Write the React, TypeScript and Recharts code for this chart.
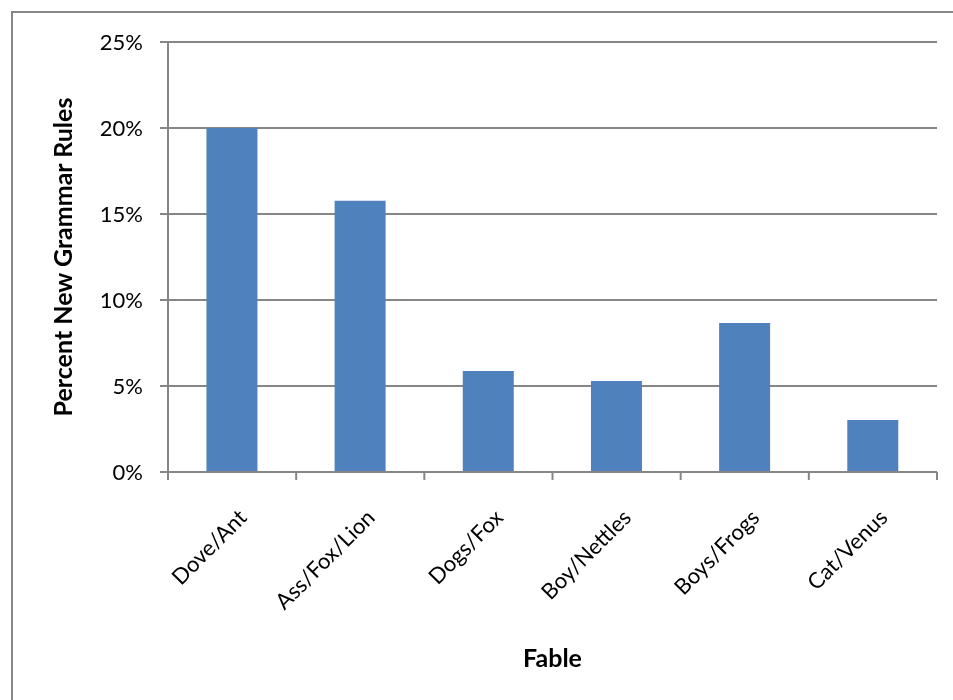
import { Bar, BarChart, CartesianGrid, XAxis, YAxis } from 'recharts'

const categories = ['Dove/Ant', 'Ass/Fox/Lion', 'Dogs/Fox', 'Boy/Nettles', 'Boys/Frogs', 'Cat/Venus']
const percentNew = [20.0, 15.77, 5.87, 5.29, 8.67, 3.03]
const yTicks = [0, 5, 10, 15, 20, 25]

const data = categories.map((fable, i) => ({ fable, pct: percentNew[i] }))

const CHART_W = 937
const CHART_H = 684
const MARGIN = { top: 34, right: 8, left: 40, bottom: 30 }
const Y_AXIS_W = 120
const PLOT_W = CHART_W - MARGIN.left - MARGIN.right - Y_AXIS_W
const BAND = PLOT_W / categories.length
const GREY = '#868686'
const FONT = 'Lato, "Open Sans", sans-serif'

function FableTick(props: any) {
  const { x, y, payload, index } = props
  const axisY = y - 8
  const tx = x + 10
  const ty = y + 33
  return (
    <g>
      {index === 0 && <line x1={x - BAND / 2} x2={x - BAND / 2} y1={axisY} y2={y} stroke={GREY} strokeWidth={2} />}
      <line x1={x + BAND / 2} x2={x + BAND / 2} y1={axisY} y2={y} stroke={GREY} strokeWidth={2} />
      <text
        x={tx}
        y={ty}
        textAnchor="end"
        dominantBaseline="central"
        transform={`rotate(-45, ${tx}, ${ty})`}
        fontSize={22}
        fill="#000"
      >
        {payload.value}
      </text>
    </g>
  )
}

export default function App() {
  return (
    <div style={{ position: 'relative', width: CHART_W, height: CHART_H, fontFamily: FONT }}>
      {/* outer chart frame, runs off the right and bottom edges like the original */}
      <div
        style={{
          position: 'fixed',
          left: 11,
          top: 11,
          right: -20,
          bottom: -20,
          border: `2px solid ${GREY}`,
        }}
      />
      <BarChart
        width={CHART_W}
        height={CHART_H}
        data={data}
        margin={MARGIN}
        barCategoryGap="30%"
        style={{ position: 'absolute', left: 0, top: 0 }}
      >
        <CartesianGrid vertical={false} stroke={GREY} strokeWidth={2} />
        <XAxis
          dataKey="fable"
          height={190}
          interval={0}
          axisLine={{ stroke: GREY, strokeWidth: 2 }}
          tickLine={false}
          tickSize={8}
          tickMargin={0}
          tick={<FableTick />}
          label={{
            content: ({ viewBox }: any) => (
              <text
                x={viewBox.x + viewBox.width / 2}
                y={viewBox.y + 185}
                textAnchor="middle"
                dominantBaseline="central"
                fontSize={25}
                fontWeight="bold"
                fill="#000"
              >
                Fable
              </text>
            ),
          }}
        />
        <YAxis
          width={Y_AXIS_W}
          domain={[0, 25]}
          ticks={yTicks}
          interval={0}
          tickFormatter={(v) => `${v}%`}
          axisLine={{ stroke: GREY, strokeWidth: 2 }}
          tickLine={{ stroke: GREY, strokeWidth: 2 }}
          tickSize={8}
          tickMargin={17}
          tick={{ fill: '#000', fontSize: 22 }}
          label={{
            content: ({ viewBox }: any) => {
              const cx = viewBox.x + 14
              const cy = viewBox.y + viewBox.height / 2
              return (
                <text
                  x={cx}
                  y={cy}
                  textAnchor="middle"
                  dominantBaseline="central"
                  transform={`rotate(-90, ${cx}, ${cy})`}
                  fontSize={25}
                  fontWeight="bold"
                  fill="#000"
                >
                  Percent New Grammar Rules
                </text>
              )
            },
          }}
        />
        <Bar dataKey="pct" fill="#4F81BD" isAnimationActive={false} />
      </BarChart>
    </div>
  )
}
================
Images should not appear in the copy; retype the listing above exactly.

EXERCISE OUTPUT:
Write the React, TypeScript and Recharts code for this chart.
import { Bar, BarChart, CartesianGrid, XAxis, YAxis } from 'recharts'

const categories = ['Dove/Ant', 'Ass/Fox/Lion', 'Dogs/Fox', 'Boy/Nettles', 'Boys/Frogs', 'Cat/Venus']
const percentNew = [20.0, 15.77, 5.87, 5.29, 8.67, 3.03]
const yTicks = [0, 5, 10, 15, 20, 25]

const data = categories.map((fable, i) => ({ fable, pct: percentNew[i] }))

const CHART_W = 937
const CHART_H = 684
const MARGIN = { top: 34, right: 8, left: 40, bottom: 30 }
const Y_AXIS_W = 120
const PLOT_W = CHART_W - MARGIN.left - MARGIN.right - Y_AXIS_W
const BAND = PLOT_W / categories.length
const GREY = '#868686'
const FONT = 'Lato, "Open Sans", sans-serif'

function FableTick(props: any) {
  const { x, y, payload, index } = props
  const axisY = y - 8
  const tx = x + 10
  const ty = y + 33
  return (
    <g>
      {index === 0 && <line x1={x - BAND / 2} x2={x - BAND / 2} y1={axisY} y2={y} stroke={GREY} strokeWidth={2} />}
      <line x1={x + BAND / 2} x2={x + BAND / 2} y1={axisY} y2={y} stroke={GREY} strokeWidth={2} />
      <text
        x={tx}
        y={ty}
        textAnchor="end"
        dominantBaseline="central"
        transform={`rotate(-45, ${tx}, ${ty})`}
        fontSize={22}
        fill="#000"
      >
        {payload.value}
      </text>
    </g>
  )
}

export default function App() {
  return (
    <div style={{ position: 'relative', width: CHART_W, height: CHART_H, fontFamily: FONT }}>
      {/* outer chart frame, runs off the right and bottom edges like the original */}
      <div
        style={{
          position: 'fixed',
          left: 11,
          top: 11,
          right: -20,
          bottom: -20,
          border: `2px solid ${GREY}`,
        }}
      />
      <BarChart
        width={CHART_W}
        height={CHART_H}
        data={data}
        margin={MARGIN}
        barCategoryGap="30%"
        style={{ position: 'absolute', left: 0, top: 0 }}
      >
        <CartesianGrid vertical={false} stroke={GREY} strokeWidth={2} />
        <XAxis
          dataKey="fable"
          height={190}
          interval={0}
          axisLine={{ stroke: GREY, strokeWidth: 2 }}
          tickLine={false}
          tickSize={8}
          tickMargin={0}
          tick={<FableTick />}
          label={{
            content: ({ viewBox }: any) => (
              <text
                x={viewBox.x + viewBox.width / 2}
                y={viewBox.y + 185}
                textAnchor="middle"
                dominantBaseline="central"
                fontSize={25}
                fontWeight="bold"
                fill="#000"
              >
                Fable
              </text>
            ),
          }}
        />
        <YAxis
          width={Y_AXIS_W}
          domain={[0, 25]}
          ticks={yTicks}
          interval={0}
          tickFormatter={(v) => `${v}%`}
          axisLine={{ stroke: GREY, strokeWidth: 2 }}
          tickLine={{ stroke: GREY, strokeWidth: 2 }}
          tickSize={8}
          tickMargin={17}
          tick={{ fill: '#000', fontSize: 22 }}
          label={{
            content: ({ viewBox }: any) => {
              const cx = viewBox.x + 14
              const cy = viewBox.y + viewBox.height / 2
              return (
                <text
                  x={cx}
                  y={cy}
                  textAnchor="middle"
                  dominantBaseline="central"
                  transform={`rotate(-90, ${cx}, ${cy})`}
                  fontSize={25}
                  fontWeight="bold"
                  fill="#000"
                >
                  Percent New Grammar Rules
                </text>
              )
            },
          }}
        />
        <Bar dataKey="pct" fill="#4F81BD" isAnimationActive={false} />
      </BarChart>
    </div>
  )
}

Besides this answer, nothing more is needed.